What is asked: Would you retype, exactly and without the pictures, the lines between the line holding "Convert this diagram to TikZ code." and the line holding "minimum width=122pt, minimum", inclusive, and nothing else?

Data supplied:
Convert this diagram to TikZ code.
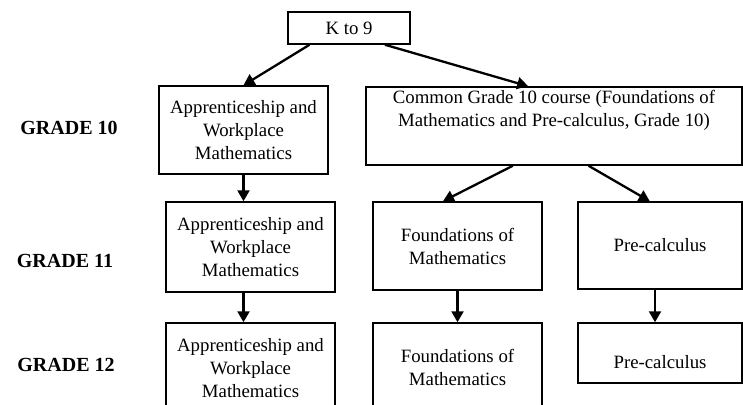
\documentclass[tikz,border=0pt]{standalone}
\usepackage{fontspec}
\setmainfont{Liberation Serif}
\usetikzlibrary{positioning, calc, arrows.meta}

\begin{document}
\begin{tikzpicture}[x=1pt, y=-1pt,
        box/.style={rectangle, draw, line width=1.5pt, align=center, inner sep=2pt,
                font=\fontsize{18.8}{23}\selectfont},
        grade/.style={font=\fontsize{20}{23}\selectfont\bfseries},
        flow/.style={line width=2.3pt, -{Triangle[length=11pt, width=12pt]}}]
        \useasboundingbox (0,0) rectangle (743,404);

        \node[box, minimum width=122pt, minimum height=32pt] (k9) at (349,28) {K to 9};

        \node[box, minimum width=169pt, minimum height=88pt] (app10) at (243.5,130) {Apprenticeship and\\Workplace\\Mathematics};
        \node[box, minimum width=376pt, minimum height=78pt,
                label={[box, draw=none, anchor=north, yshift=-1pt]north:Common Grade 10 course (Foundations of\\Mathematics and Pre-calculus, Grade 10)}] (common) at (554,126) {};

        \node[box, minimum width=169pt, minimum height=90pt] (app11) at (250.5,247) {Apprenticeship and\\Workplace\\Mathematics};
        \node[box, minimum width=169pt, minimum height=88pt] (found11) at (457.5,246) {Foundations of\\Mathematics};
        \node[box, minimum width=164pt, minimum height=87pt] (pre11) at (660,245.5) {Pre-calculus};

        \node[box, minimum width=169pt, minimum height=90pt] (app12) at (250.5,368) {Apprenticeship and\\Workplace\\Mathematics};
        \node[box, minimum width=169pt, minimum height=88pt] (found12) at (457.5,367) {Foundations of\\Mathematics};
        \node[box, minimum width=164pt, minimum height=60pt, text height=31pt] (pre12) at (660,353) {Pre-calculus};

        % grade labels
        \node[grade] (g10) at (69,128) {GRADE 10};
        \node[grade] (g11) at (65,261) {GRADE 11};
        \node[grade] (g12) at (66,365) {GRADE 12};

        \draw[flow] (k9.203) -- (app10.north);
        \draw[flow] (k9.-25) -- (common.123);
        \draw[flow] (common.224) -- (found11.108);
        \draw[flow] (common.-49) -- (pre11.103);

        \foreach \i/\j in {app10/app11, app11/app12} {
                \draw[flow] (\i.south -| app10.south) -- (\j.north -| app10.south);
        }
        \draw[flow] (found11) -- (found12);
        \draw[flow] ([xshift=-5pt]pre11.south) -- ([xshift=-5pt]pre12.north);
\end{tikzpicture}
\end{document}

---

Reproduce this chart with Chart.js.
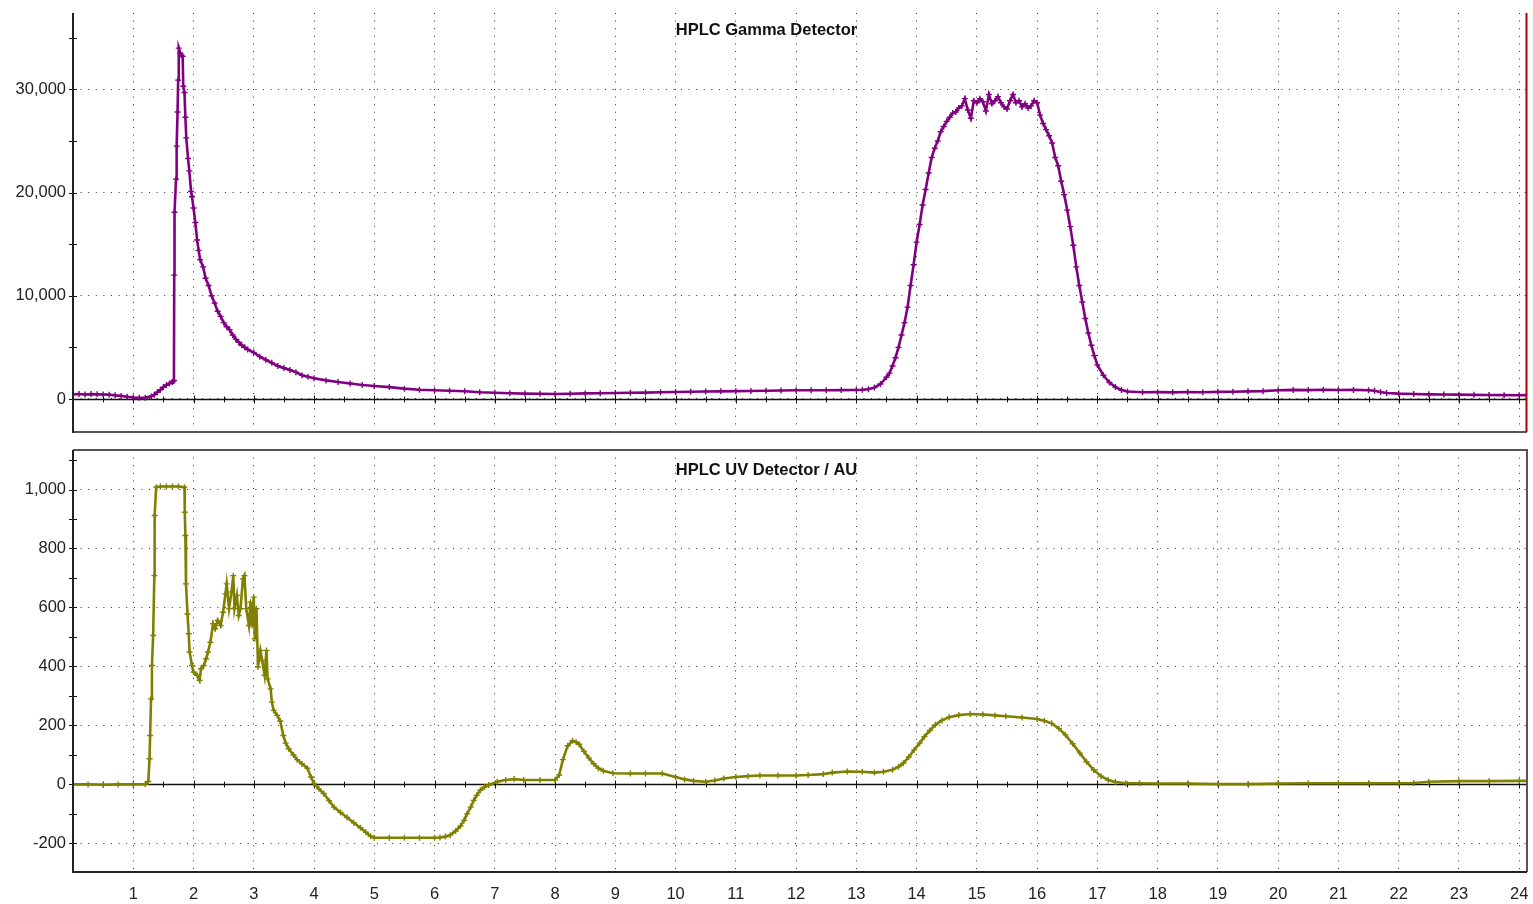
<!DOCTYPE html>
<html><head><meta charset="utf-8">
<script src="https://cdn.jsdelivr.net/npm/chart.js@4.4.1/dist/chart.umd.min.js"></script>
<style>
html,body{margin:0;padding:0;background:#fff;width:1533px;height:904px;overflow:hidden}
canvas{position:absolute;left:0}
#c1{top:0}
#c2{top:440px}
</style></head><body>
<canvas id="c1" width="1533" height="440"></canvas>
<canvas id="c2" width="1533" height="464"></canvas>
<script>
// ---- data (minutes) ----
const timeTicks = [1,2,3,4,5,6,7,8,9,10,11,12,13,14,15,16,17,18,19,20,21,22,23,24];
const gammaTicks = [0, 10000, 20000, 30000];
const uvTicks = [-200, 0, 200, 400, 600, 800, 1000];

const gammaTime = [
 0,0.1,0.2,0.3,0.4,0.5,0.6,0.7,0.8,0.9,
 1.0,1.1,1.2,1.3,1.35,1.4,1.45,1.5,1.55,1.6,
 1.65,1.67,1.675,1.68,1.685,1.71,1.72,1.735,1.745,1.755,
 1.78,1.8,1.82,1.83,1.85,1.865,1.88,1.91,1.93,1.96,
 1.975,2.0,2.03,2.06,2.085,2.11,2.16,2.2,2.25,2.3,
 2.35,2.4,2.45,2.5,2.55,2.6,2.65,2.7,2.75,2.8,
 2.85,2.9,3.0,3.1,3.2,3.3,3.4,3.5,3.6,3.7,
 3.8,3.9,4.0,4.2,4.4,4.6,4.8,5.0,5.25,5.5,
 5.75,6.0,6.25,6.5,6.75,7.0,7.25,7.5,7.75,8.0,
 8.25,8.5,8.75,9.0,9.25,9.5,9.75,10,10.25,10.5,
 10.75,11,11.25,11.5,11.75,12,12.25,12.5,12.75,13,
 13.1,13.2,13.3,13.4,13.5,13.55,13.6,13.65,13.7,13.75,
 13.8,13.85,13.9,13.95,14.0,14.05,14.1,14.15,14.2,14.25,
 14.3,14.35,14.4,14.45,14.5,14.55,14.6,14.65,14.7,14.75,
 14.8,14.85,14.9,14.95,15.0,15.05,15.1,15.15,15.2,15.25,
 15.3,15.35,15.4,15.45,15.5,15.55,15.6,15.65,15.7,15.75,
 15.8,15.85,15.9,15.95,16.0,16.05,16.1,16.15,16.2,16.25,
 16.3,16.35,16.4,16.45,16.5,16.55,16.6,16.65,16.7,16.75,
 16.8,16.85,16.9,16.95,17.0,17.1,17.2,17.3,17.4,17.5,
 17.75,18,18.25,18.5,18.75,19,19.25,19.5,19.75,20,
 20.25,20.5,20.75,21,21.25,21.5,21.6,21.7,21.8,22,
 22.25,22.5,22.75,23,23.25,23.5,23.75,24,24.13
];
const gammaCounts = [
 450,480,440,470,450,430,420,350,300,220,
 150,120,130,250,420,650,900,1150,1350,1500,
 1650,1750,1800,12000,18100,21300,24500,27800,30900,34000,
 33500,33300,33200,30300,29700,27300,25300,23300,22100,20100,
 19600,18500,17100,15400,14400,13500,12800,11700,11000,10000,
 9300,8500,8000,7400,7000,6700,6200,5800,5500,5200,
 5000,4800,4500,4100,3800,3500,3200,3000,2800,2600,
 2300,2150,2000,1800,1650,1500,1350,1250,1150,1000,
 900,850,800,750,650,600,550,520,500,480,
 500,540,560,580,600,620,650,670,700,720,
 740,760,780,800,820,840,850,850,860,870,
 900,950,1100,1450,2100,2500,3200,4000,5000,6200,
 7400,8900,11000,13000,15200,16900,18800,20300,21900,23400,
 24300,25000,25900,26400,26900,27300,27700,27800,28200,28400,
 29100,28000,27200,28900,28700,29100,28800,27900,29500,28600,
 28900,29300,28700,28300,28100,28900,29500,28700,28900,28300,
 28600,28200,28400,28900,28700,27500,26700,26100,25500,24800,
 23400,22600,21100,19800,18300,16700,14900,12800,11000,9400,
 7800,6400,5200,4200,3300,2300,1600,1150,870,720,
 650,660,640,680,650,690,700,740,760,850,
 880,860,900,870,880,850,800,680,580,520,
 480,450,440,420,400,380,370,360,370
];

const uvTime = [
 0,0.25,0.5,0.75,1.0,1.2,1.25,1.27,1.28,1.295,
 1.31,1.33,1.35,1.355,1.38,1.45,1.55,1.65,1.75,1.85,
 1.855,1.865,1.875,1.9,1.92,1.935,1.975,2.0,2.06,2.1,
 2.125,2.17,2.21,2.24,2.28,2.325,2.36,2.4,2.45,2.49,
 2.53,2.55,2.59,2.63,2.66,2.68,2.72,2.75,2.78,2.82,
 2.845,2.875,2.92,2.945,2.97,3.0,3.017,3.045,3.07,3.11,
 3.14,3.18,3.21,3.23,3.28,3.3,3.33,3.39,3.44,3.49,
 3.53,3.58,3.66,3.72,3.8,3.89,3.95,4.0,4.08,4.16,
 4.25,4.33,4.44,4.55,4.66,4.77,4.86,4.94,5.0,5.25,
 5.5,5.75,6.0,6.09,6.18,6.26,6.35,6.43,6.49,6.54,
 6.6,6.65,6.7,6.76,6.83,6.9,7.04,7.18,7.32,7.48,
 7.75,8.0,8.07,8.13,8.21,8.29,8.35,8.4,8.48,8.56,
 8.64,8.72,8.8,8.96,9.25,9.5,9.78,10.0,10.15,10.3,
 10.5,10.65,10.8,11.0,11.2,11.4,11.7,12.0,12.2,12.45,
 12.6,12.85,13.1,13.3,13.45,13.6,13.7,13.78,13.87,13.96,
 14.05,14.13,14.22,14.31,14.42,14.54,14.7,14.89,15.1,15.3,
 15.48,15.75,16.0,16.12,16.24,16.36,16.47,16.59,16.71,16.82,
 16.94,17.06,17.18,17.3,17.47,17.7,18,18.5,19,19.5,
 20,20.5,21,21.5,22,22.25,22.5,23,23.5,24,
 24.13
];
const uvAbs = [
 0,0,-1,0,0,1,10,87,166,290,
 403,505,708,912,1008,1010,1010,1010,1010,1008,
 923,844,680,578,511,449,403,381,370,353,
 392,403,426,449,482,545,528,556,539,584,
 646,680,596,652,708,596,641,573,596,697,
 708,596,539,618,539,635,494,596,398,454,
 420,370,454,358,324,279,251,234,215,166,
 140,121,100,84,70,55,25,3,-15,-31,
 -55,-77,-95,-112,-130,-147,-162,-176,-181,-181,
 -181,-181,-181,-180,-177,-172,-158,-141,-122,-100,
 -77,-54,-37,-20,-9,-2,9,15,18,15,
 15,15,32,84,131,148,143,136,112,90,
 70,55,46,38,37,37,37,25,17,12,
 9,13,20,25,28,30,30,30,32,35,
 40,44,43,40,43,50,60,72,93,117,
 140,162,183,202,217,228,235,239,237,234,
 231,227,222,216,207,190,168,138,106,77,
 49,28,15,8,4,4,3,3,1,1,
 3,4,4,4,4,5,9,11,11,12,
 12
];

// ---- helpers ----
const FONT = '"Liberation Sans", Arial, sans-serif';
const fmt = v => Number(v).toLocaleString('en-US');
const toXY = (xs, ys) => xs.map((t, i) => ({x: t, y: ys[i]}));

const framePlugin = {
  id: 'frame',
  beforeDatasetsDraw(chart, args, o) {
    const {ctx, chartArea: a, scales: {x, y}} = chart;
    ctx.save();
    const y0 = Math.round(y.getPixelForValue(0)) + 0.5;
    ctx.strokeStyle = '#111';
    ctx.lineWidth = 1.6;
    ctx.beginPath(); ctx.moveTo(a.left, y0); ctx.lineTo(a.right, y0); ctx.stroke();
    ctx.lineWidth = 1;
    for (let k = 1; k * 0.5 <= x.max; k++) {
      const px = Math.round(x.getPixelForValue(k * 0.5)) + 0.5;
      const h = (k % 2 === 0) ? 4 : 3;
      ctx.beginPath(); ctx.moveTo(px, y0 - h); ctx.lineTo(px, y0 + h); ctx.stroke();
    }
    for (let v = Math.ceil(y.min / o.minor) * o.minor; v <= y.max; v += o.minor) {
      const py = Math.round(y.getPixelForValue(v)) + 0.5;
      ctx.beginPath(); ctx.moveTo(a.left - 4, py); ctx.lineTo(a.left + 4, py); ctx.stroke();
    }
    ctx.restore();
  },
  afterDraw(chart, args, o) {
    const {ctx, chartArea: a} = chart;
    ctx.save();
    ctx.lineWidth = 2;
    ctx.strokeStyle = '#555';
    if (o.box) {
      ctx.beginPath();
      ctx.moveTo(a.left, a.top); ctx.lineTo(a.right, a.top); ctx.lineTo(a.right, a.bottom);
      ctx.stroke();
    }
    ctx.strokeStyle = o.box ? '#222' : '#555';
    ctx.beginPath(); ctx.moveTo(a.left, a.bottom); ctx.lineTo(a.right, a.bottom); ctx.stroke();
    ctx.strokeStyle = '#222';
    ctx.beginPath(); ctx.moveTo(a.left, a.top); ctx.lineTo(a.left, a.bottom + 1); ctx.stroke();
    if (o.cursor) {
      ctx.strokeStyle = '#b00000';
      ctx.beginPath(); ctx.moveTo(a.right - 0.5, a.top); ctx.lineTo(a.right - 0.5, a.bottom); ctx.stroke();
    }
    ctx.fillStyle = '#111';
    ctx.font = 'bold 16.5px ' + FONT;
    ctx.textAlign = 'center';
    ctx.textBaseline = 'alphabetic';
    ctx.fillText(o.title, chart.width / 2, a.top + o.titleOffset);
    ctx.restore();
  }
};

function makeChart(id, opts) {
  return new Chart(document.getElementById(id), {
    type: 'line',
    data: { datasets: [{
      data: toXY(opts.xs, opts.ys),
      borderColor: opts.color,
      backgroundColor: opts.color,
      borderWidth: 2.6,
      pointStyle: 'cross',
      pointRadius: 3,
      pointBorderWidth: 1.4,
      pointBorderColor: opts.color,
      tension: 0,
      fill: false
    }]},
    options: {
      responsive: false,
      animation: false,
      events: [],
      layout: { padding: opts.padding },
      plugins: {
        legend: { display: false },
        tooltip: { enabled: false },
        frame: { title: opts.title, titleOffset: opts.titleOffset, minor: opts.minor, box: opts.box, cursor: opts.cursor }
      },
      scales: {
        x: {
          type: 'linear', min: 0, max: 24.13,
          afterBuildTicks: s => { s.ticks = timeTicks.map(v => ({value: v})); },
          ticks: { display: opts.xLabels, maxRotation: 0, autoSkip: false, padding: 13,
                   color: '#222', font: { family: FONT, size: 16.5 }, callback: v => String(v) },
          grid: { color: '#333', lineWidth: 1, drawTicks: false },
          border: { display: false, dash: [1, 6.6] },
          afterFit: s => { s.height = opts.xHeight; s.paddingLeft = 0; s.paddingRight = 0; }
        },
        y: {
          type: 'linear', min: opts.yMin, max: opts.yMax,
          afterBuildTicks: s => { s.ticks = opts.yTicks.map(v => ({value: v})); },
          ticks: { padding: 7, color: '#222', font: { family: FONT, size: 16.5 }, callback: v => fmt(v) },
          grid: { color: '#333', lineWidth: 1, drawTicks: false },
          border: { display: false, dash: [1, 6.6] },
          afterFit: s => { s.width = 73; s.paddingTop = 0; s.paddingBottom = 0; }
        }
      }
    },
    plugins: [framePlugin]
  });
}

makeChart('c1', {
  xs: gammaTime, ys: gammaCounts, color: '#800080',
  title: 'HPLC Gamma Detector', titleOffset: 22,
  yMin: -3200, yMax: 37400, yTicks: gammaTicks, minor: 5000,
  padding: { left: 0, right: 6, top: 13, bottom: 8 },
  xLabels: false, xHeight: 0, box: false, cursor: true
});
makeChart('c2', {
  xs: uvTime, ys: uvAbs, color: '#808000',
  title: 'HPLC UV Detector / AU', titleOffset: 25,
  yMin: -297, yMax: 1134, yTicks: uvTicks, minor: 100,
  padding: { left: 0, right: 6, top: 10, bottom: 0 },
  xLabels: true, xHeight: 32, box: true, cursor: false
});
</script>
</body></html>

Response for this exercise:
Convert this diagram to TikZ code.
\documentclass[tikz,border=0pt]{standalone}
\usepackage{fontspec}
\setmainfont{Liberation Serif}
\usetikzlibrary{positioning, calc, arrows.meta}

\begin{document}
\begin{tikzpicture}[x=1pt, y=-1pt,
        box/.style={rectangle, draw, line width=1.5pt, align=center, inner sep=2pt,
                font=\fontsize{18.8}{23}\selectfont},
        grade/.style={font=\fontsize{20}{23}\selectfont\bfseries},
        flow/.style={line width=2.3pt, -{Triangle[length=11pt, width=12pt]}}]
        \useasboundingbox (0,0) rectangle (743,404);

        \node[box, minimum width=122pt, minimum height=32pt] (k9) at (349,28) {K to 9};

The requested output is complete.